THE RADIO STATION:   Radio Stations have been on college and university campuses for decades.
One of the first college radio stations was a predecessor to WRUC at Union College, which broadcast music in 1920, claiming to be the first. According to Union College, At 8 p.m. on Thursday, Oct. 14, 1920, Union’s student-operated radio station conducted a historic broadcast.
College radio stations have even created its own music categories and had its own music festival, magazine and record labels…
CMJ Holdings Corp. is a music events and online media company which ran a website, hosted an annual festival in New York City, and published CMJ New Music Monthly and CMJ New Music Report. It was bought by Amazing Radio in 2019 and will bringing back the CMJ Music Marathon in New York, along with other new live and live-streamed offerings.

The company was started by Robert Haber in 1978 as the College Media Journal, a bi-weekly trade magazine aimed at college radio programmers and became CMJ New Music Report in 1982.
The Conzumable Incubator has relationships with radio station owners and music labels which will be available for specific programming.
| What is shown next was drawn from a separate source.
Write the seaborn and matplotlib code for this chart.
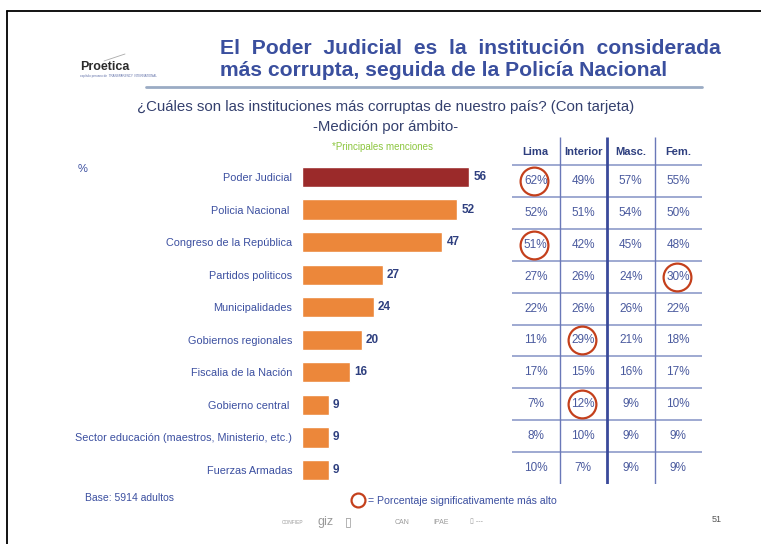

National Association of Broadcasters
The National Association of Broadcasters is a trade association and lobby group representing the interests of commercial and non-commercial over-the-air radio and television broadcasters in the United States. The NAB represents more than 8,300 terrestrial radio and television stations as well as broadcast networks.
www.NAB.org

How old is college radio?

College radio has a storied history in the United States. Some of the first student-run radio stations in the U.S. and Canada launched over AM in the 1920s, but experiments were happening on college campuses prior to that. Campus-only carrier current radio stations rose to prominence beginning in the 1940s. Learn more about the early days of college radio in this Q&A that I did with author Hugh Richard Slotten. There are many “first” claims in college radio…including… Source: www.radiosurvivor.com/

Beloit College
A Beloit College professor began experimenting with wireless telegraphy in 1907 and conducted some impressive transmissions during the next decade. Beloit College built a licensed student radio station by 1924.
St. Joseph’s College (Philadelphia)
St. Joseph’s College in Philadelphia was awarded the first experimental radio license in the United States in 1912, although it didn’t build a broadcast station until 1922 (which was very short-lived).
University of Minnesota
Many other schools were doing experimental work in radio before 1920, mainly through academic departments. University of Minnesota’s KUOM (aka Radio K) celebrated 100 years of radio on campus in 2012, as it commemorates a professor’s experimental broadcasts in 1912. According to the KUOM website, a University of Minnesota football game was broadcast using Morse Code in 1915. The school received an experimental radio license in 1920 and a broadcast license for WLB in 1922. More history is detailed on Continuum, the University of Minnesota Libraries website.
Grove City College
A Physics professor at Grove City College did radio-related experiments beginning in 1911 and by 1913 a radio receiving station was built, followed by licensed, experimental transmitting station 8CO in 1914. According to WSAJ’s website, “After a brief moratorium on amateur radio during World War I, the college returned to the airwaves for experimental and training purposes in January 1920, this time as call-sign 8YV. On the evening of April 26, 1920 under the watchful eye of Dr. Harmon, Weir C. Ketler, president of the college, went on the air and addressed the New Castle Rotary Club nearly 20 miles away.” The WSAJ call letters were assigned to the AM station in 1921 (the station continued over AM until 2006). Today, the school operates FM station WSAJ-FM.